North Korea to allow foreigners to use mobile internet

North Korea will soon allow foreigners to tweet, Skype and surf the Internet from their cellphones, iPads and other mobile devices in its second relaxation of controls on communications in recent weeks. However, North Korean citizens will not have access to the mobile Internet service to be offered by provider Koryolink within the next week.

Koryolink, a joint venture between Korea Post & Telecommunications Corporation and Egypt’s Orascom Telecom Media and Technology Holding SAE, informed foreign residents in Pyongyang on Friday that it will launch a third generation, or 3G, mobile Internet service no later than March 1.

The announcement comes just weeks after North Korea began allowing foreigners to bring their own cellphones into the country to use with Koryolink SIM cards, reversing a longstanding rule requiring most visitors to relinquish their phones at customs and leaving many without easy means of communication with the outside world.

The two changes in policy mean foreigners in North Korea will have unprecedented connectivity while living, working or traveling in a country long regarded as one of the most isolated nations in the world.

However, wireless Internet will not yet be offered to North Koreans, who are governed by a separate set of telecommunication rules from foreigners. North Koreans will be allowed to access certain 3G services, including SMS and MMS messaging, video calls and subscriptions to the state-run Rodong Sinmun newspaper — but not the global Internet.

The lack of Internet access in North Korea has put the country at the bottom of Internet freedom surveys. Though North Korea is equipped for broadband Internet, only a small, approved segment of the population has access to the World Wide Web.

During a visit to Pyongyang early last month, Google’s executive chairman pressed the North Koreans to expand access to the Internet. Eric Schmidt noted that it would be “very easy” for North Korea to offer Internet on Koryolink’s fast-expanding 3G cellphone network.

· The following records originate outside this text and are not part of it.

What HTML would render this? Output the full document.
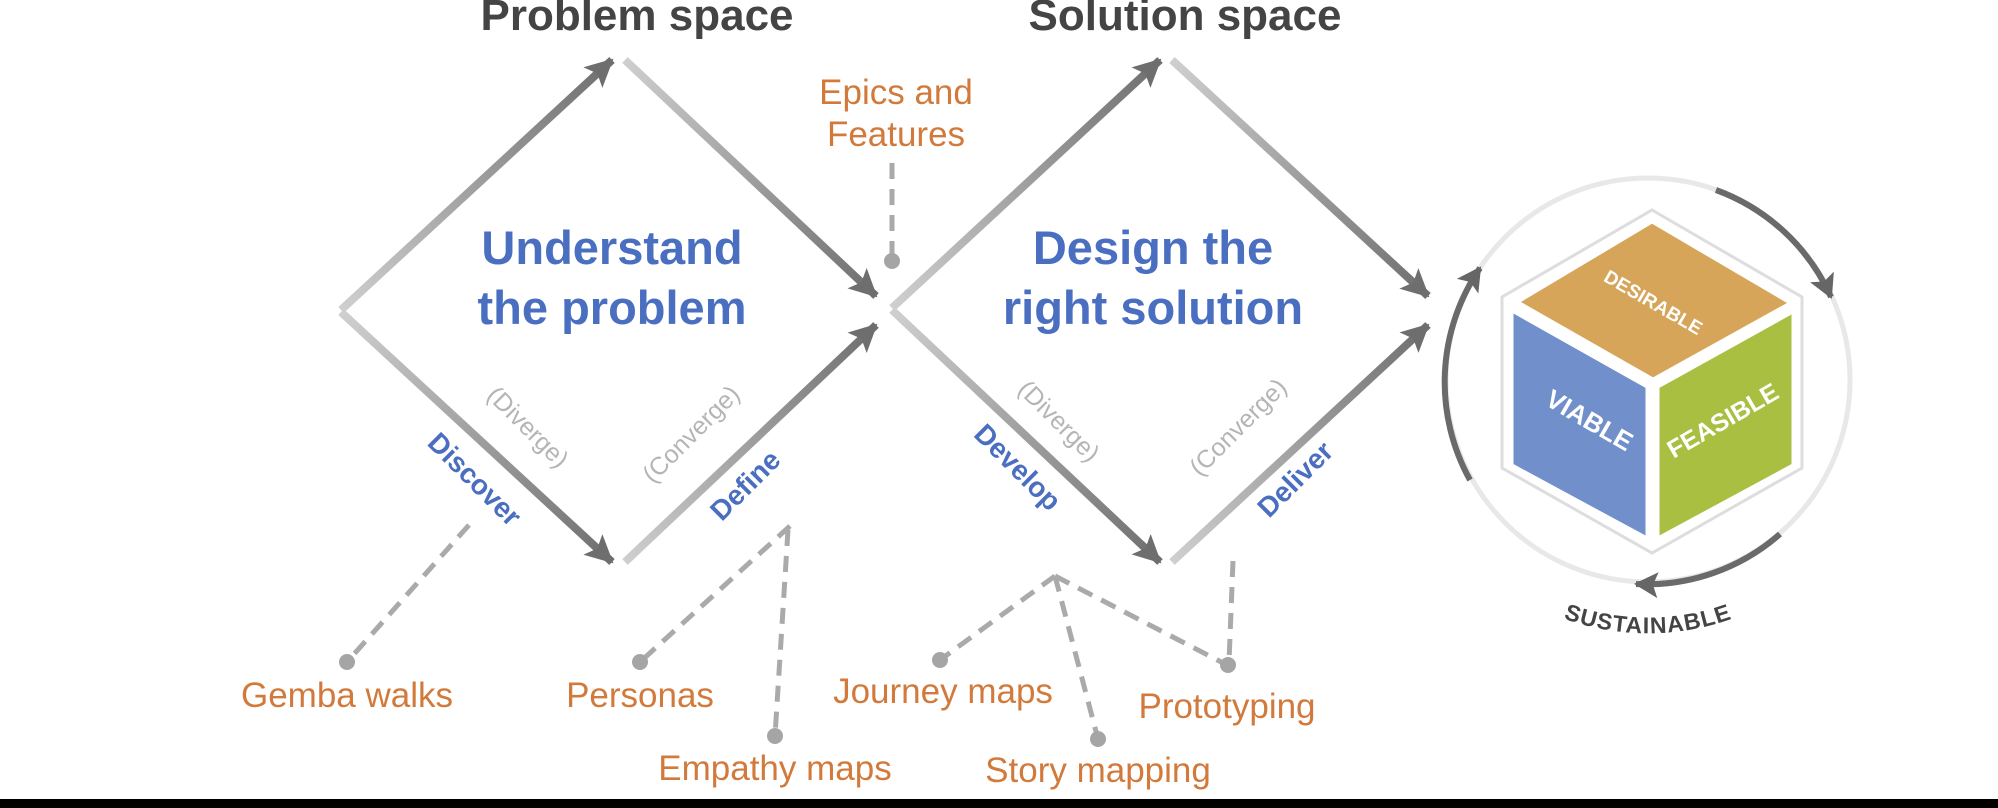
<!DOCTYPE html>
<html><head><meta charset="utf-8"><style>
html,body{margin:0;padding:0;background:#fff;}
svg{display:block;font-family:"Liberation Sans",Arial,sans-serif;}
</style></head><body>
<svg width="1998" height="808" viewBox="0 0 1998 808" xmlns="http://www.w3.org/2000/svg">
<defs>
<marker id="ah" markerUnits="userSpaceOnUse" markerWidth="30" markerHeight="28" refX="26" refY="14" orient="auto">
<path d="M0,0 L28,14 L0,28 L6,14 z" fill="#6e6e6e"/></marker>
<marker id="ah2" markerUnits="userSpaceOnUse" markerWidth="26" markerHeight="26" refX="22" refY="13" orient="auto">
<path d="M0,0 L24,13 L0,26 L5,13 z" fill="#666"/></marker>
<linearGradient id="g1" gradientUnits="userSpaceOnUse" x1="341" y1="310" x2="612" y2="60"><stop offset="0" stop-color="#cfcfcf"/><stop offset="1" stop-color="#6e6e6e"/></linearGradient>
<linearGradient id="g2" gradientUnits="userSpaceOnUse" x1="625" y1="60" x2="876" y2="296"><stop offset="0" stop-color="#cfcfcf"/><stop offset="1" stop-color="#6e6e6e"/></linearGradient>
<linearGradient id="g3" gradientUnits="userSpaceOnUse" x1="341" y1="316" x2="612" y2="562"><stop offset="0" stop-color="#cfcfcf"/><stop offset="1" stop-color="#6e6e6e"/></linearGradient>
<linearGradient id="g4" gradientUnits="userSpaceOnUse" x1="625" y1="562" x2="876" y2="325"><stop offset="0" stop-color="#cfcfcf"/><stop offset="1" stop-color="#6e6e6e"/></linearGradient>
<linearGradient id="h1" gradientUnits="userSpaceOnUse" x1="892" y1="306" x2="1160" y2="60"><stop offset="0" stop-color="#cfcfcf"/><stop offset="1" stop-color="#6e6e6e"/></linearGradient>
<linearGradient id="h2" gradientUnits="userSpaceOnUse" x1="1172" y1="60" x2="1428" y2="296"><stop offset="0" stop-color="#cfcfcf"/><stop offset="1" stop-color="#6e6e6e"/></linearGradient>
<linearGradient id="h3" gradientUnits="userSpaceOnUse" x1="892" y1="312" x2="1160" y2="562"><stop offset="0" stop-color="#cfcfcf"/><stop offset="1" stop-color="#6e6e6e"/></linearGradient>
<linearGradient id="h4" gradientUnits="userSpaceOnUse" x1="1172" y1="562" x2="1428" y2="325"><stop offset="0" stop-color="#cfcfcf"/><stop offset="1" stop-color="#6e6e6e"/></linearGradient>
<path id="sus" d="M1470,558 A248,248 0 0 0 1826,558"/>
</defs>

<text x="637" y="30" font-size="44" font-weight="bold" fill="#444" text-anchor="middle">Problem space</text>
<text x="1185" y="30" font-size="44" font-weight="bold" fill="#444" text-anchor="middle">Solution space</text>

<g stroke-width="8" fill="none">
<line x1="341" y1="310" x2="612" y2="60" stroke="url(#g1)" marker-end="url(#ah)"/>
<line x1="625" y1="60" x2="876" y2="296" stroke="url(#g2)" marker-end="url(#ah)"/>
<line x1="341" y1="312" x2="612" y2="562" stroke="url(#g3)" marker-end="url(#ah)"/>
<line x1="625" y1="562" x2="876" y2="325" stroke="url(#g4)" marker-end="url(#ah)"/>
<line x1="892" y1="308" x2="1160" y2="60" stroke="url(#h1)" marker-end="url(#ah)"/>
<line x1="1172" y1="60" x2="1428" y2="296" stroke="url(#h2)" marker-end="url(#ah)"/>
<line x1="892" y1="310" x2="1160" y2="562" stroke="url(#h3)" marker-end="url(#ah)"/>
<line x1="1172" y1="562" x2="1428" y2="325" stroke="url(#h4)" marker-end="url(#ah)"/>
</g>

<g font-size="47" font-weight="bold" fill="#4a6fc0" text-anchor="middle">
<text x="612" y="264">Understand</text>
<text x="612" y="324">the problem</text>
<text x="1153" y="264">Design the</text>
<text x="1153" y="324">right solution</text>
</g>

<g text-anchor="middle">
<text transform="translate(522,433) rotate(45)" font-size="25" fill="#b5b5b5">(Diverge)</text>
<text transform="translate(468,486) rotate(45)" font-size="28" font-weight="bold" fill="#4a6fc0">Discover</text>
<text transform="translate(697,440) rotate(-45)" font-size="25" fill="#b5b5b5">(Converge)</text>
<text transform="translate(752,492) rotate(-45)" font-size="28" font-weight="bold" fill="#4a6fc0">Define</text>
<text transform="translate(1053,427) rotate(45)" font-size="25" fill="#b5b5b5">(Diverge)</text>
<text transform="translate(1011,474) rotate(45)" font-size="28" font-weight="bold" fill="#4a6fc0">Develop</text>
<text transform="translate(1244,433) rotate(-45)" font-size="25" fill="#b5b5b5">(Converge)</text>
<text transform="translate(1302,486) rotate(-45)" font-size="28" font-weight="bold" fill="#4a6fc0">Deliver</text>
</g>

<g stroke="#aaa" stroke-width="5" stroke-dasharray="16,10" fill="none">
<line x1="892" y1="163" x2="892" y2="259"/>
<line x1="469" y1="525" x2="347" y2="662"/>
<line x1="790" y1="526" x2="640" y2="662"/>
<line x1="788" y1="530" x2="775" y2="736"/>
<line x1="1055" y1="576" x2="940" y2="660"/>
<line x1="1055" y1="576" x2="1098" y2="739"/>
<line x1="1055" y1="576" x2="1227" y2="665"/>
<line x1="1233" y1="561" x2="1229" y2="662"/>
</g>
<g fill="#a5a5a5">
<circle cx="892" cy="261" r="8"/><circle cx="347" cy="662" r="8"/><circle cx="640" cy="662" r="8"/>
<circle cx="775" cy="736" r="8"/><circle cx="940" cy="660" r="8"/><circle cx="1098" cy="739" r="8"/><circle cx="1228" cy="665" r="8"/>
</g>
<g font-size="35" fill="#d27a3c" text-anchor="middle">
<text x="896" y="104">Epics and</text>
<text x="896" y="146">Features</text>
<text x="347" y="707">Gemba walks</text>
<text x="640" y="707">Personas</text>
<text x="775" y="780">Empathy maps</text>
<text x="943" y="703">Journey maps</text>
<text x="1098" y="782">Story mapping</text>
<text x="1227" y="718">Prototyping</text>
</g>

<circle cx="1648" cy="380" r="202" fill="none" stroke="#e8e8e8" stroke-width="5"/>
<g stroke="#6a6a6a" stroke-width="6" fill="none">
<path d="M1716,190 A202,202 0 0 1 1831,297" marker-end="url(#ah2)"/>
<path d="M1780,534 A202,202 0 0 1 1636,584" marker-end="url(#ah2)"/>
<path d="M1470,480 A202,202 0 0 1 1480,268" marker-end="url(#ah2)"/>
</g>
<text font-size="23" font-weight="bold" fill="#444" letter-spacing="1"><textPath href="#sus" startOffset="50%" text-anchor="middle">SUSTAINABLE</textPath></text>

<polygon points="1652,210 1802,297 1802,468 1652,553 1502,468 1502,297" fill="#fff" stroke="#ddd" stroke-width="3"/>
<polygon points="1652,222 1790,303 1653,379 1518,302" fill="#d6a559" stroke="#fff" stroke-width="3"/>
<polygon points="1512,311 1647,387 1647,538 1512,465" fill="#7190cb" stroke="#fff" stroke-width="3"/>
<polygon points="1658,387 1793,312 1793,465 1658,538" fill="#a9bf42" stroke="#fff" stroke-width="3"/>
<g font-weight="bold" fill="#fff" text-anchor="middle">
<text transform="translate(1650,308) rotate(30)" font-size="19">DESIRABLE</text>
<text transform="translate(1585,428) rotate(30)" font-size="26">VIABLE</text>
<text transform="translate(1727,428) rotate(-30)" font-size="25">FEASIBLE</text>
</g>

<rect x="0" y="799" width="1998" height="9" fill="#000"/>
</svg>
</body></html>
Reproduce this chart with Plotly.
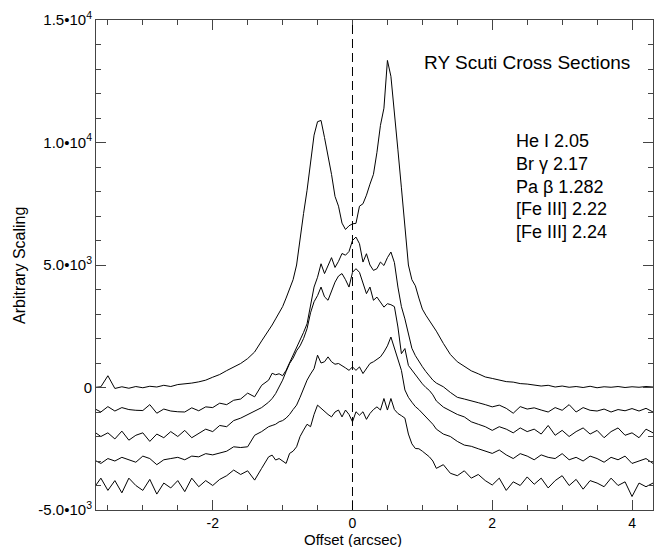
import plotly.graph_objects as go

# offsets (arcsec): 0.1 steps in the wings, 0.05 steps in the core
offset = [-3.7, -3.6, -3.5, -3.4, -3.3, -3.2, -3.1, -3.0, -2.9, -2.8,
          -2.7, -2.6, -2.5, -2.4, -2.3, -2.2, -2.1, -2.0, -1.9, -1.8,
          -1.7, -1.6, -1.5, -1.4, -1.3,
          -1.2, -1.15, -1.1, -1.05, -1.0, -0.95, -0.9, -0.85, -0.8, -0.75,
          -0.7, -0.65, -0.6, -0.55, -0.5, -0.45, -0.4, -0.35, -0.3, -0.25,
          -0.2, -0.15, -0.1, -0.05, 0.0, 0.05, 0.1, 0.15, 0.2, 0.25,
          0.3, 0.35, 0.4, 0.45, 0.5, 0.55, 0.6, 0.65, 0.7, 0.75,
          0.8, 0.85, 0.9, 0.95, 1.0, 1.05, 1.1, 1.15, 1.2,
          1.3, 1.4, 1.5, 1.6, 1.7, 1.8, 1.9, 2.0, 2.1, 2.2,
          2.3, 2.4, 2.5, 2.6, 2.7, 2.8, 2.9, 3.0, 3.1, 3.2,
          3.3, 3.4, 3.5, 3.6, 3.7, 3.8, 3.9, 4.0, 4.1, 4.2, 4.3]

he_i = [0, 30, 480, -40, 30, -30, 40, -10, 50, 20,
        90, 40, 120, 140, 180, 230, 300, 420, 530, 690,
        820, 980, 1180, 1450, 1900,
        2300, 2550, 2800, 3050, 3300, 3650, 4050, 4400, 5000, 6100,
        7100, 8050, 9150, 10300, 10850, 10900, 10200, 9500, 8700, 7800,
        7400, 6710, 6450, 6600, 6680, 6700, 7400, 7500, 7850, 8300,
        8700, 9600, 10700, 11400, 13350, 12700, 11300, 9700, 8150, 6600,
        5000, 4400, 4150, 3650, 3200, 2950, 2750, 2500, 2300,
        1800, 1350, 1050, 850, 680, 560, 430, 370, 310, 240,
        220, 160, 140, 110, 60, 90, 20, 60, 10, 40,
        0, 50, -10, 30, 10, 40, 0, 30, 10, 40, 20]

br_gamma = [-850, -1000, -780, -960, -820, -900, -930, -940, -700, -1050,
            -880, -960, -990, -1000, -830, -950, -790, -820, -640, -700,
            -520, -470, -230, -380, 90,
            300, 580, 520, 560, 480, 700, 1000, 1300, 1650, 1950,
            2250, 2600, 3300, 4100, 4500, 5050, 4650, 4950, 5300, 4900,
            5150, 5470, 5400, 5550, 6000, 6140, 5870, 5120, 5460, 5000,
            4780, 4850, 5120, 4980, 5300, 5530, 5100, 4100, 3300, 2800,
            2200, 1600, 1300, 1050, 850, 650, 450, 300, 180,
            30, -200, -400, -470, -560, -620, -700, -790, -720, -850,
            -1050, -780, -880, -830, -920, -1000, -820, -930, -700, -1000,
            -820, -930, -960, -880, -1000, -900, -950, -860, -960, -850, -1000]

pa_beta = [-1800, -2000, -1850, -2100, -1780, -2150, -1950, -1850, -2200, -1900,
           -2050, -1800, -2000, -1750, -2050, -1870, -1700, -1800, -1550, -1600,
           -1350, -1250, -1100, -950, -820,
           -600, -450, -250, 0, 300, 650, 980, 1200, 1500, 1700,
           2000, 2400, 3050, 3500, 3750, 4100, 3700, 3560, 3960, 4300,
           4550, 4650, 4400, 4100, 4700, 4850, 4700, 4240, 3830, 4100,
           3560, 3690, 3500, 3280, 3420, 3380, 3300, 2470, 1380, 1590,
           900, 700, 500, 300, 150, 0, -120, -300, -550,
           -800, -950, -1100, -1200, -1400, -1500, -1600, -1750, -1600, -1700,
           -1850, -1650, -1800, -1700, -1900, -1550, -1950, -1750, -2000, -1800,
           -1650, -1900, -1750, -2050, -1800, -1650, -1950, -1850, -2050, -1700, -1850]

fe3_222 = [-2950, -3100, -2900, -3000, -2850, -2950, -3050, -2800, -2900, -3150,
           -2950, -2900, -2850, -2950, -2800, -2830, -2700, -2750, -2690, -2600,
           -2420, -2450, -2420, -1950, -1800,
           -1600, -1550, -1500, -1400, -1350, -1250, -1100, -900, -720, -400,
           -50, 300, 550, 770, 1320, 1000, 1050, 1250, 1050, 950,
           980, 900, 800, 700, 840, 700, 840, 570, 800, 980,
           1050, 1150, 1250, 1450, 1700, 2060, 1600, 1110, 700, -100,
           -400, -600, -780, -900, -1050, -1200, -1330, -1500, -1700,
           -1900, -2000, -2200, -2350, -2400, -2500, -2600, -2690, -2550, -2750,
           -2900, -2700, -2800, -2950, -2750, -2850, -2900, -2700, -2950, -2850,
           -3000, -2800, -2900, -3050, -2850, -2950, -2800, -3100, -3000, -2900, -3100]

fe3_224 = [-4100, -3700, -4200, -3800, -4300, -3700, -4000, -4200, -3750, -4350,
           -3900, -4100, -3800, -4250, -3700, -4050, -3800, -4000, -3750, -3600,
           -3370, -3550, -3400, -3780, -3300,
           -2830, -2760, -2960, -2900, -3000, -3100, -2690, -2600, -2420, -2000,
           -1740, -1500, -1600, -1100, -720, -850, -1000, -1100, -1200, -1000,
           -920, -1200, -920, -1100, -1400, -990, -1130, -990, -1300, -1060,
           -900, -790, -920, -450, -920, -450, -900, -1060, -1150, -1250,
           -1900, -2300, -2490, -2500, -2600, -2700, -2830, -3000, -3300,
           -3150, -3500, -3600, -3400, -3700, -3550, -3800, -3980, -3700, -4200,
           -3850, -4000, -3650, -3950, -3700, -4100, -3800, -3600, -4000, -3750,
           -4150, -3800, -3900, -4050, -3700, -4000, -3850, -4450, -3900, -4050, -3900]

series = [("He I 2.05", he_i), ("Br \u03b3 2.17", br_gamma), ("Pa \u03b2 1.282", pa_beta),
          ("[Fe III] 2.22", fe3_222), ("[Fe III] 2.24", fe3_224)]
for _, vals in series:
    assert len(vals) == len(offset), (len(vals), len(offset))

y_tickvals = [-5000, 0, 5000, 10000, 15000]
y_ticktext = ["-5.0\u202210<sup>3</sup>", "0", "5.0\u202210<sup>3</sup>",
              "1.0\u202210<sup>4</sup>", "1.5\u202210<sup>4</sup>"]
x_tickvals = [-2, 0, 2, 4]
x_ticktext = ["-2", "0", "2", "4"]

FONT = "Liberation Sans, Arial, Helvetica, sans-serif"
AX = "#444444"

fig = go.Figure()
for name, vals in series:
    fig.add_trace(go.Scatter(x=offset, y=vals, mode="lines", name=name,
                             line=dict(color="black", width=1), showlegend=False))

fig.add_shape(type="line", xref="x", yref="paper", x0=0, x1=0, y0=0, y1=1,
              line=dict(color="black", width=1, dash="9px,5px"))

fig.update_xaxes(range=[-3.67, 4.3], showline=True, linecolor=AX, linewidth=1,
                 mirror="ticks", ticks="inside", ticklen=10, tickcolor=AX,
                 tickmode="array", tickvals=x_tickvals, ticktext=x_ticktext,
                 minor=dict(tickmode="linear", tick0=0, dtick=0.5, ticks="inside",
                            ticklen=5, tickcolor=AX, showgrid=False),
                 showgrid=False, zeroline=False,
                 tickfont=dict(family=FONT, size=14, color="black"))
fig.update_yaxes(range=[-5000, 15000], showline=True, linecolor=AX, linewidth=1,
                 mirror="ticks", ticks="inside", ticklen=10, tickcolor=AX,
                 tickmode="array", tickvals=y_tickvals, ticktext=y_ticktext,
                 minor=dict(tickmode="linear", tick0=0, dtick=1000, ticks="inside",
                            ticklen=5, tickcolor=AX, showgrid=False),
                 showgrid=False, zeroline=False,
                 tickfont=dict(family=FONT, size=15, color="black"))

annos = [dict(x=1.0, y=13256, xref="x", yref="y", text="RY Scuti Cross Sections",
              xanchor="left", yanchor="middle", showarrow=False,
              font=dict(family=FONT, size=19, color="black"))]
label_y = [10077, 9140, 8203, 7266, 6329]
for (name, _), ly in zip(series, label_y):
    annos.append(dict(x=2.314, y=ly, xref="x", yref="y", text=name,
                      xanchor="left", yanchor="middle", showarrow=False,
                      align="left", font=dict(family=FONT, size=18, color="black")))
annos.append(dict(x=(353 - 96) / 558, y=0, xref="paper", yref="paper",
                  yshift=-29, text="Offset (arcsec)", xanchor="center",
                  yanchor="middle", showarrow=False,
                  font=dict(family=FONT, size=15, color="black")))
annos.append(dict(x=0, y=(510 - 266) / 490, xref="paper", yref="paper",
                  xshift=-77, text="Arbitrary Scaling", textangle=-90,
                  xanchor="center", yanchor="middle", showarrow=False,
                  font=dict(family=FONT, size=16, color="black")))

fig.update_layout(width=654, height=547, margin=dict(l=96, r=1, t=20, b=37),
                  paper_bgcolor="white", plot_bgcolor="white",
                  annotations=annos, showlegend=False)

fig.write_html("out.html")
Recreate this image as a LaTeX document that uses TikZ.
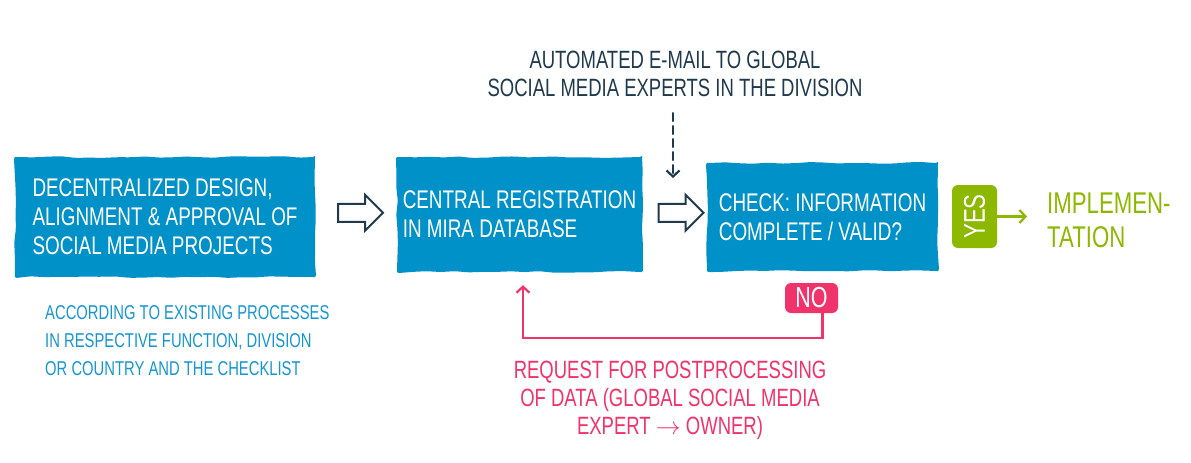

“As the world becomes increasingly connected, the North Korean decision to be virtually isolated is very much going to affect their physical world and their economic growth,” he wrote in a Jan. 20 blog post after returning to the United States. “It will make it harder for them to catch up economically. It is their choice now, and in my view, it’s time for them to start, or they will remain behind.”

Soon after Schmidt’s visit, Google unveiled maps of North Korea with more details based on contributions from foreigners using satellite images and publicly available information to map the country. Before, North Korea was left mostly blank in Google Maps but with the update, Pyongyang and major North Korean cities are shown with street names, parks, roads, train stops and monuments.

Cellphone use has multiplied in North Korea since Orascom built a 3G network more than four years ago. More than a million people are now using mobile phones in North Korea, where the network now covers most major cities, according to Orascom.